→ GIVEN EXERCISE
Would you write out the listing verbatim and skip every picture in it?

→ PROVIDED DATA
****************************************

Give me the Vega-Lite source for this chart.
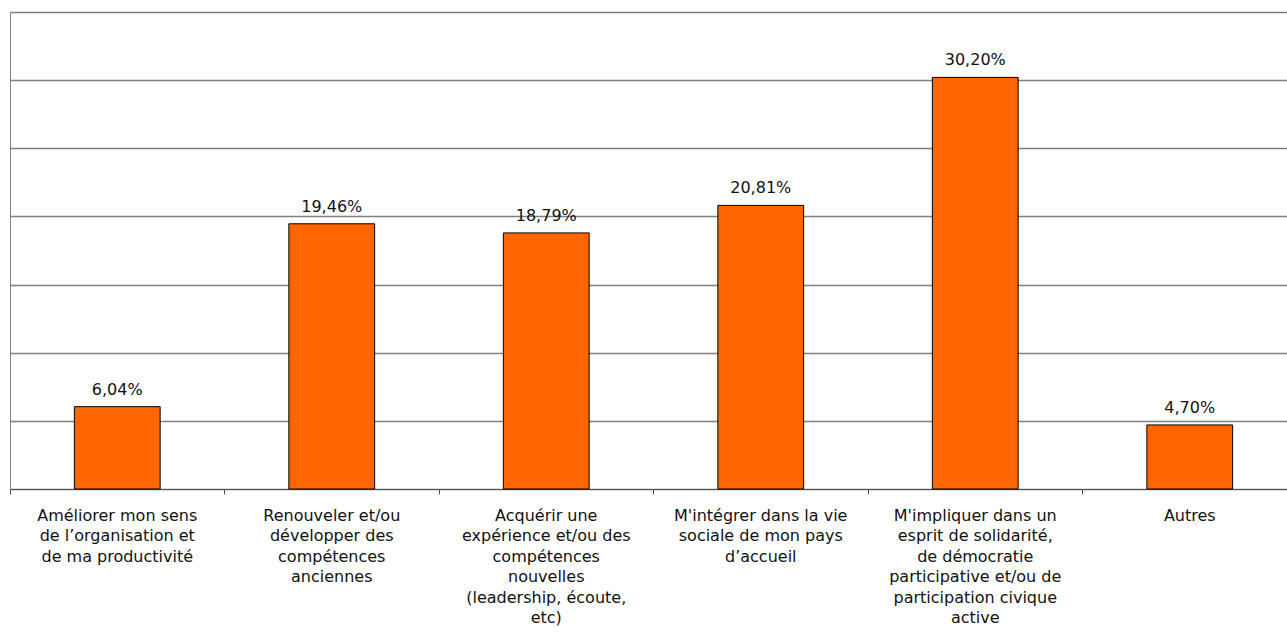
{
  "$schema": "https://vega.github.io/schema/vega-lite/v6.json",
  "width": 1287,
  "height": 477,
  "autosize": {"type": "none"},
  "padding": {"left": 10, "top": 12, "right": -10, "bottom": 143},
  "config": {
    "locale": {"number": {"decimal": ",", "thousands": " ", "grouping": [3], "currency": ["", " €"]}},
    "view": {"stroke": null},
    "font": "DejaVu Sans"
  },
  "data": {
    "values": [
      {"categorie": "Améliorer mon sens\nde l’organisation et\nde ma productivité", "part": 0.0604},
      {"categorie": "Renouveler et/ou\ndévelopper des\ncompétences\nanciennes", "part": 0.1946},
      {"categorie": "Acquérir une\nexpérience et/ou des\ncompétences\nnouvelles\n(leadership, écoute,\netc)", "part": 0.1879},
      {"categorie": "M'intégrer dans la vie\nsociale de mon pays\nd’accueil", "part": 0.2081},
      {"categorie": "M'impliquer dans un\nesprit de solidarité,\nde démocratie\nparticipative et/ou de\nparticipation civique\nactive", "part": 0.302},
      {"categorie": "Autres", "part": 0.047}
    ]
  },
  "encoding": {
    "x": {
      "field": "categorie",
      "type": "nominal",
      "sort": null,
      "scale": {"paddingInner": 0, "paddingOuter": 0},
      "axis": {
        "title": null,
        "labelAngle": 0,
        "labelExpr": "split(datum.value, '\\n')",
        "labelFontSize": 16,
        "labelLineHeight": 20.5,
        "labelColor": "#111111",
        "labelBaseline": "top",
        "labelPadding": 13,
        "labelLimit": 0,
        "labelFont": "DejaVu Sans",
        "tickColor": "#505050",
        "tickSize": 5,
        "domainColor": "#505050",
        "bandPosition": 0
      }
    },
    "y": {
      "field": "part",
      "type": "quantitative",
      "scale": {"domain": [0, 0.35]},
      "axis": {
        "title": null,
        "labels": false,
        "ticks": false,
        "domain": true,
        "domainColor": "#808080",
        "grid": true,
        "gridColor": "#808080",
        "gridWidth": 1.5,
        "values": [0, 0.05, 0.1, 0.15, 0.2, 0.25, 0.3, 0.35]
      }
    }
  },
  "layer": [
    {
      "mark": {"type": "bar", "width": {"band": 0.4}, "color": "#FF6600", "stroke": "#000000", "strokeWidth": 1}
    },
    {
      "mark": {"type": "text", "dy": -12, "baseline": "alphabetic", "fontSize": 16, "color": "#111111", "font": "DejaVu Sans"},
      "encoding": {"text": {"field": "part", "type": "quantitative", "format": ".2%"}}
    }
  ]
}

****************************************

→ ANSWER IN FULL
Give me the Vega-Lite source for this chart.
{
  "$schema": "https://vega.github.io/schema/vega-lite/v6.json",
  "width": 1287,
  "height": 477,
  "autosize": {"type": "none"},
  "padding": {"left": 10, "top": 12, "right": -10, "bottom": 143},
  "config": {
    "locale": {"number": {"decimal": ",", "thousands": " ", "grouping": [3], "currency": ["", " €"]}},
    "view": {"stroke": null},
    "font": "DejaVu Sans"
  },
  "data": {
    "values": [
      {"categorie": "Améliorer mon sens\nde l’organisation et\nde ma productivité", "part": 0.0604},
      {"categorie": "Renouveler et/ou\ndévelopper des\ncompétences\nanciennes", "part": 0.1946},
      {"categorie": "Acquérir une\nexpérience et/ou des\ncompétences\nnouvelles\n(leadership, écoute,\netc)", "part": 0.1879},
      {"categorie": "M'intégrer dans la vie\nsociale de mon pays\nd’accueil", "part": 0.2081},
      {"categorie": "M'impliquer dans un\nesprit de solidarité,\nde démocratie\nparticipative et/ou de\nparticipation civique\nactive", "part": 0.302},
      {"categorie": "Autres", "part": 0.047}
    ]
  },
  "encoding": {
    "x": {
      "field": "categorie",
      "type": "nominal",
      "sort": null,
      "scale": {"paddingInner": 0, "paddingOuter": 0},
      "axis": {
        "title": null,
        "labelAngle": 0,
        "labelExpr": "split(datum.value, '\\n')",
        "labelFontSize": 16,
        "labelLineHeight": 20.5,
        "labelColor": "#111111",
        "labelBaseline": "top",
        "labelPadding": 13,
        "labelLimit": 0,
        "labelFont": "DejaVu Sans",
        "tickColor": "#505050",
        "tickSize": 5,
        "domainColor": "#505050",
        "bandPosition": 0
      }
    },
    "y": {
      "field": "part",
      "type": "quantitative",
      "scale": {"domain": [0, 0.35]},
      "axis": {
        "title": null,
        "labels": false,
        "ticks": false,
        "domain": true,
        "domainColor": "#808080",
        "grid": true,
        "gridColor": "#808080",
        "gridWidth": 1.5,
        "values": [0, 0.05, 0.1, 0.15, 0.2, 0.25, 0.3, 0.35]
      }
    }
  },
  "layer": [
    {
      "mark": {"type": "bar", "width": {"band": 0.4}, "color": "#FF6600", "stroke": "#000000", "strokeWidth": 1}
    },
    {
      "mark": {"type": "text", "dy": -12, "baseline": "alphabetic", "fontSize": 16, "color": "#111111", "font": "DejaVu Sans"},
      "encoding": {"text": {"field": "part", "type": "quantitative", "format": ".2%"}}
    }
  ]
}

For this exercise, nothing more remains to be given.